# WORK REQUIRED:
Using the material below, copy every line where "this" appears.

— Start of EXTRACTED RECORDS —

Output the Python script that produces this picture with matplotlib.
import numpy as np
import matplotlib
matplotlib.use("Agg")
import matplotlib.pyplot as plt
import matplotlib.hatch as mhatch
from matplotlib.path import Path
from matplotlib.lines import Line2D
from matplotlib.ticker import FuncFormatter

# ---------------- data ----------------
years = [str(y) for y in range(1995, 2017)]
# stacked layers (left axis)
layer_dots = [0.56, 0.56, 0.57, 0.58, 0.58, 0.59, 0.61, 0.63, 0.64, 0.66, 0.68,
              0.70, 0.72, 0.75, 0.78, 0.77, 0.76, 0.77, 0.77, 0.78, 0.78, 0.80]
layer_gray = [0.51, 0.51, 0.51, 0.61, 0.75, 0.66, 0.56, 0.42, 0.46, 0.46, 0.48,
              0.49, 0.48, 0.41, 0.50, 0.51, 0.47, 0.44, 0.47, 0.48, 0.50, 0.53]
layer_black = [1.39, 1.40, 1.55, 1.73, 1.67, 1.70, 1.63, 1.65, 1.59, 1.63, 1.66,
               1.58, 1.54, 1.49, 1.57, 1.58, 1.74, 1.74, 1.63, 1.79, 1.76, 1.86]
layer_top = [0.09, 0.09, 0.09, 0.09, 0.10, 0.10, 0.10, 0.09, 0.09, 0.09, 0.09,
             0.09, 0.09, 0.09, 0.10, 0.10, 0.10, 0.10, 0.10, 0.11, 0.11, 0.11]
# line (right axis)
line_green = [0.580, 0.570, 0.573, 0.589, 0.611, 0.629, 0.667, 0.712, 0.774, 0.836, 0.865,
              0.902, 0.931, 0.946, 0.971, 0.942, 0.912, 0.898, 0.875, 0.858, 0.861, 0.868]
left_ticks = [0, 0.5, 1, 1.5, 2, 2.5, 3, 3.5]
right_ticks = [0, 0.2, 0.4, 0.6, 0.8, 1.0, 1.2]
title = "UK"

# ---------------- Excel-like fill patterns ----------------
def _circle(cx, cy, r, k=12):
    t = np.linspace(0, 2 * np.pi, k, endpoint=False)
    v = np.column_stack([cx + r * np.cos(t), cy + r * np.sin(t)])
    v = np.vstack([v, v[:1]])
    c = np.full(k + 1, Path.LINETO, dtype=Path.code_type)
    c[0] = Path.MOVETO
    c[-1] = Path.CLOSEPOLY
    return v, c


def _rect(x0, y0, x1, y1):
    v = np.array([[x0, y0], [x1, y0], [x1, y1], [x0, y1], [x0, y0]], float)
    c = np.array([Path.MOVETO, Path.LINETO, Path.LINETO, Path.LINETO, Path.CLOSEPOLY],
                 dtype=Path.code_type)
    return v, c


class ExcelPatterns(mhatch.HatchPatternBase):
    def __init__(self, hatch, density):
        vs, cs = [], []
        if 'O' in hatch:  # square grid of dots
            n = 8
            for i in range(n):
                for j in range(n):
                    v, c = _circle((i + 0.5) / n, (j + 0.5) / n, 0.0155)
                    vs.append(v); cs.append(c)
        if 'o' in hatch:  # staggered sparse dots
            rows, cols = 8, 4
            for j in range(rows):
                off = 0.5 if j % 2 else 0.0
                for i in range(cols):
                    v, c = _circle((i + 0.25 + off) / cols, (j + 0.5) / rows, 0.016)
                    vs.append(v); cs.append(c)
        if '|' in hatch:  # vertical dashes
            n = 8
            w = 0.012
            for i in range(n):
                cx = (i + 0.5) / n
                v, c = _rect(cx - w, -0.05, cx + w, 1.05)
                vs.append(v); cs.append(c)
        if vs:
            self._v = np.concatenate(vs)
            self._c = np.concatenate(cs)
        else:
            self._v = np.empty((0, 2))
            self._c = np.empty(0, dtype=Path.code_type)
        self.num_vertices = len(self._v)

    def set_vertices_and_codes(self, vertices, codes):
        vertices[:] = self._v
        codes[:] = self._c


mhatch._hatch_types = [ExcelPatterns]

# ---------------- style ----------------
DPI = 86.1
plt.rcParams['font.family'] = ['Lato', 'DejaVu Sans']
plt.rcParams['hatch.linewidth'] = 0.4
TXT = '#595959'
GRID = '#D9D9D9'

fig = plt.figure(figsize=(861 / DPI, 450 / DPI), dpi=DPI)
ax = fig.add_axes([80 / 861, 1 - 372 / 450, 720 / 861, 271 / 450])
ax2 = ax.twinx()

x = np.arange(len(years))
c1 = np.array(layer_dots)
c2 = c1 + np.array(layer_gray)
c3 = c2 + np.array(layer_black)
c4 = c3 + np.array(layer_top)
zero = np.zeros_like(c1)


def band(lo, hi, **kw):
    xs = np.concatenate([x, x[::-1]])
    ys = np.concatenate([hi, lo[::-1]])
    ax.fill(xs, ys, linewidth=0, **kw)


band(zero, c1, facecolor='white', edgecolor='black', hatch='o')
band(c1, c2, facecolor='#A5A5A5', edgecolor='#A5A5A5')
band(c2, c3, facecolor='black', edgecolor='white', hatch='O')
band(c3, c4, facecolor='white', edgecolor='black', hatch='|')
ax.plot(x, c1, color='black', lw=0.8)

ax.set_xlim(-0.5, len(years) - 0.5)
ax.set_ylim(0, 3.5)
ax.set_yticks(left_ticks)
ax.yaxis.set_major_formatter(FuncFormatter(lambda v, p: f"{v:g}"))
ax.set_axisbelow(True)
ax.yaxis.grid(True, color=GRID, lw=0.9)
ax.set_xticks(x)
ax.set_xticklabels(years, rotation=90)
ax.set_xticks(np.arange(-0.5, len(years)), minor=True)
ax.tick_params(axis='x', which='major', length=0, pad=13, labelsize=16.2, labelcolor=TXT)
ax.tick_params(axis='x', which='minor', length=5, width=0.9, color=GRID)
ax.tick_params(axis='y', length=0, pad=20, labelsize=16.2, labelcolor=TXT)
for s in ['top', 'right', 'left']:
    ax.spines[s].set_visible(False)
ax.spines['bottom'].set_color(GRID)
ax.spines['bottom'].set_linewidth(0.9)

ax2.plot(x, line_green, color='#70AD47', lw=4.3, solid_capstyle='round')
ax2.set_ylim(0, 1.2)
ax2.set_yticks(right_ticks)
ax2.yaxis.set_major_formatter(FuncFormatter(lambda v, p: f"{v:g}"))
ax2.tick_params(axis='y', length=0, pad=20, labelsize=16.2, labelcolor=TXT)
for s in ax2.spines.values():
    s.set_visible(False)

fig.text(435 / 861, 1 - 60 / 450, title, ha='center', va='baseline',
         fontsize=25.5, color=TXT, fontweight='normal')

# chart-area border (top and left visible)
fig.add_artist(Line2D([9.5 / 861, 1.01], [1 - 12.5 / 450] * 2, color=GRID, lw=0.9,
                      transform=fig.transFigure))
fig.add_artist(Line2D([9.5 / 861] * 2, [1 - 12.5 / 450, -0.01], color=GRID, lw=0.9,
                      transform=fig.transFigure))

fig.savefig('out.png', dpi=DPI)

— End of EXTRACTED RECORDS —
— Start of EXTRACTED RECORDS —

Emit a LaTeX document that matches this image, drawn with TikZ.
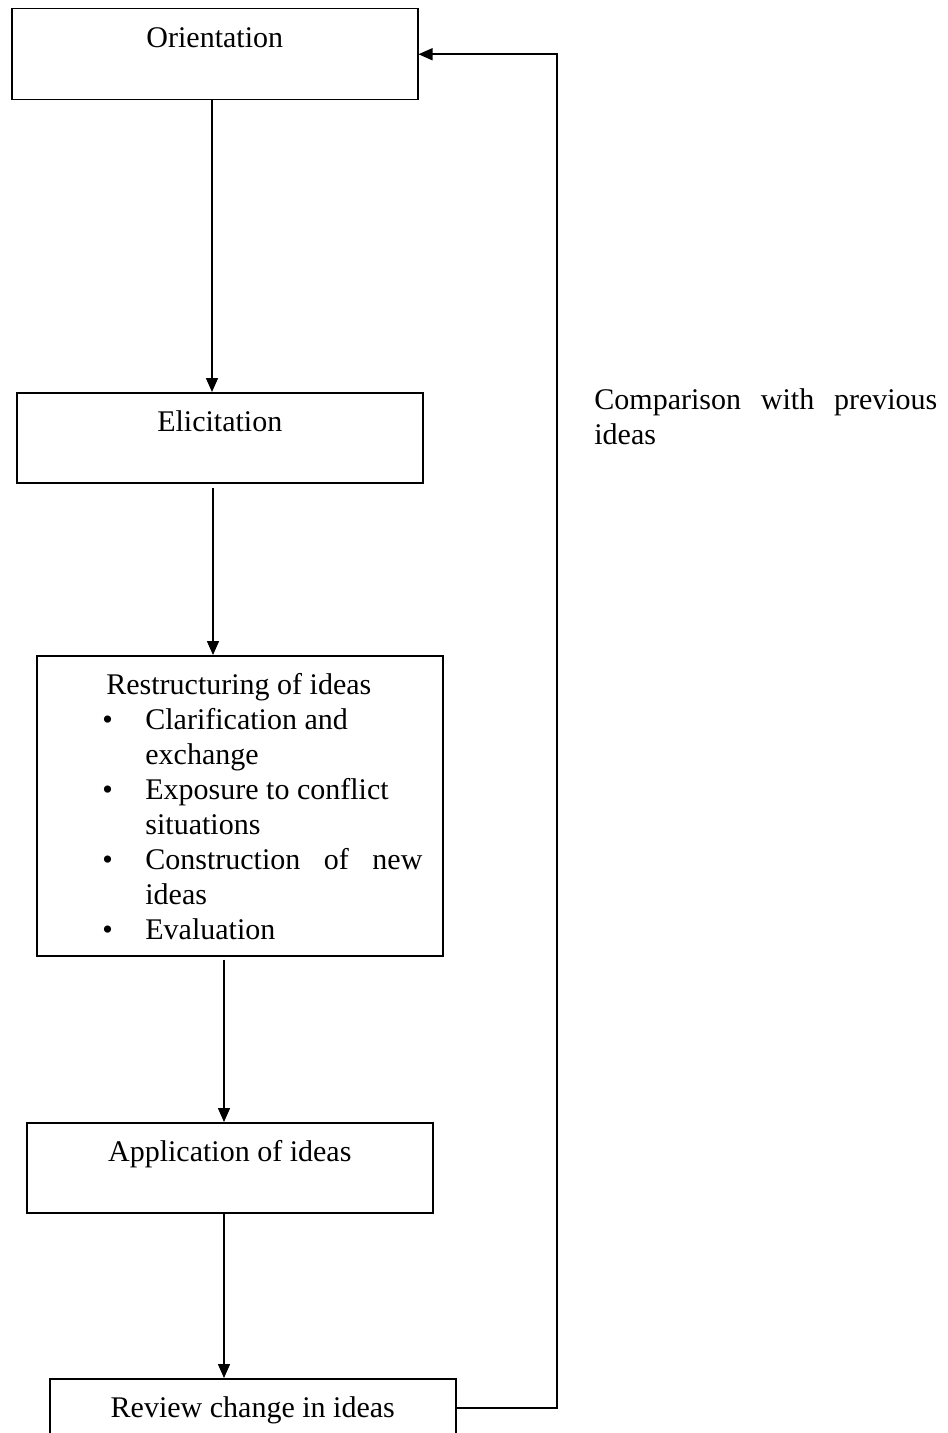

— End of EXTRACTED RECORDS —

# FULL OUTPUT:
Output the Python script that produces this picture with matplotlib.
Emit a LaTeX document that matches this image, drawn with TikZ.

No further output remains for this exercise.